Traumatic Brain Injury Linked To Increased Dementia Risk
A large study in the United States suggests that traumatic head injury in mid-life onwards can increase dementia risk.
The study, published on 27 October in the journal JAMA Neurology, followed 164,661 people over the age of 55, without a prior diagnosis of dementia, who were hospitalised with some form of trauma. Of these, 51,799 had sustained a head injury. The researchers followed these people for between five and seven years, comparing those with head trauma to people who had trauma in other areas of the body e.g. fractures. Those who had sustained a head injury were slightly more likely to go on to develop dementia than those who had experienced non-head traumas, This link was still observed when the researchers accounted for age and other factors that may affect dementia risk such as high blood pressure and diabetes.
The researchers also rated the severity of the head injury. They found that those with moderate or severe head injuries were at greater risk of dementia over the age of 55. Mild head injuries appeared to increase dementia risk only in people over 65. The authors tried to account for ‘reverse causality’; the possibility that dementia may cause an increased likelihood of injury, by excluding anyone who developed dementia within a year of their injury.
Dr Simon Ridley, Head of Research at Alzheimer’s Research UK, the UK’s leading dementia research charity, said:
“The association between head injuries and dementia risk is one that has gained increasing attention in recent years. This large study suggests that head injuries in later life, mainly from falls, may increase a person’s risk of developing dementia, particularly over the age of 65.

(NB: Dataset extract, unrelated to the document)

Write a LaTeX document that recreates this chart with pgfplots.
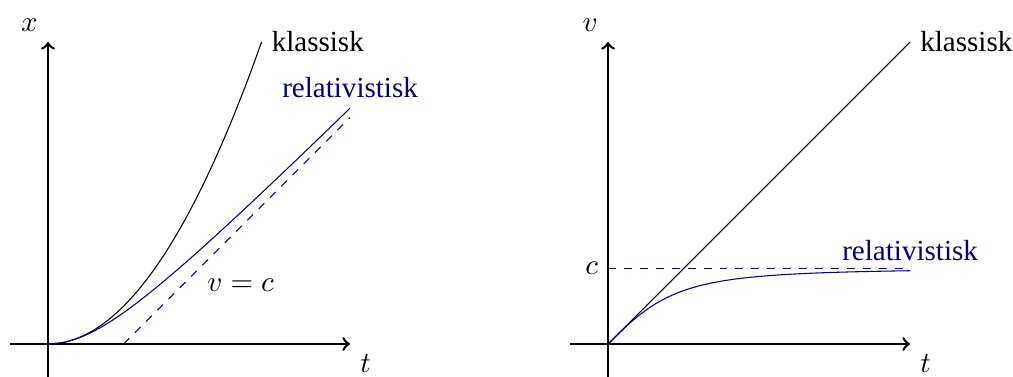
\documentclass[11pt,border=0pt]{standalone}
\usepackage{fontspec}
\setmainfont{Liberation Serif}
\usepackage{pgfplots}
\pgfplotsset{compat=1.18}

\definecolor{rel}{rgb}{0,0,0.5}

\pgfplotsset{
  motion/.style={
    x=1cm, y=1cm, anchor=origin,
    axis lines=middle,
    axis line style={line width=0.95pt, ->, >=to},
    xmin=-0.5, xmax=4, ymin=-0.45, ymax=4,
    xtick=\empty, ytick=\empty,
    enlargelimits=false, clip=false,
  }
}

\begin{document}
\begin{tikzpicture}
\useasboundingbox (-0.636,-0.437) rectangle (12.78,4.556);

% position x(t)
\begin{axis}[motion, at={(0,0)}]
  % light-speed asymptote
  \addplot[rel, dashed] coordinates {(1,0) (4,3)};
  % classical: x = t^2/2
  \addplot[black, smooth] coordinates {
    (0,0) (0.2,0.02) (0.4,0.08) (0.6,0.18) (0.8,0.32) (1.0,0.5)
    (1.2,0.72) (1.4,0.98) (1.6,1.28) (1.8,1.62) (2.0,2.0) (2.2,2.42)
    (2.4,2.88) (2.6,3.38) (2.7,3.645) (2.828,3.999)};
  % relativistic: x = sqrt(1+t^2) - 1
  \addplot[rel, smooth] coordinates {
    (0,0) (0.2,0.0198) (0.4,0.0770) (0.6,0.1662) (0.8,0.2806) (1.0,0.4142)
    (1.2,0.5620) (1.4,0.7205) (1.6,0.8868) (1.8,1.0591) (2.0,1.2361)
    (2.2,1.4166) (2.4,1.6) (2.6,1.7857) (2.8,1.9732) (3.0,2.1623)
    (3.2,2.3526) (3.4,2.5440) (3.6,2.7363) (3.8,2.9294) (4.0,3.1231)};
  \node[above left] at (0,4) {$x$};
  \node[below right] at (4,0) {$t$};
  \node[right] at (2.828,4) {klassisk};
  \node[above, text=rel] at (4,3.1231) {relativistisk};
  \node at (2.55,0.78) {$v=c$};
\end{axis}

% velocity v(t)
\begin{axis}[motion, at={(7.417cm,0)}]
  \addplot[rel, dashed] coordinates {(0,1) (4,1)};
  % classical: v = t
  \addplot[black] coordinates {(0,0) (4,4)};
  % relativistic: v = t/sqrt(1+t^2)
  \addplot[rel, smooth] coordinates {
    (0,0) (0.2,0.1961) (0.4,0.3714) (0.6,0.5145) (0.8,0.6247) (1.0,0.7071)
    (1.2,0.7682) (1.4,0.8137) (1.6,0.8480) (1.8,0.8742) (2.0,0.8944)
    (2.2,0.9104) (2.4,0.9231) (2.6,0.9333) (2.8,0.9417) (3.0,0.9487)
    (3.2,0.9545) (3.4,0.9594) (3.6,0.9635) (3.8,0.9671) (4.0,0.9701)};
  \node[above left] at (0,4) {$v$};
  \node[below right] at (4,0) {$t$};
  \node[left] at (0,1) {$c$};
  \node[right] at (4,4) {klassisk};
  \node[above, text=rel] at (4,0.9701) {relativistisk};
\end{axis}
\end{tikzpicture}
\end{document}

“It will be important for researchers to further investigate the link between brain injury and dementia, to fully understand the biology behind the relationship and where it sits in the context of the other lifestyle factors that may alter the risk of the condition. The risk factors associated with dementia are varied and complex, with age, genetics and lifestyle all likely to play a part. Current evidence suggests that a balanced diet, regular exercise, not smoking and keeping blood pressure and cholesterol in check could all help to maintain a healthy brain as we get older.”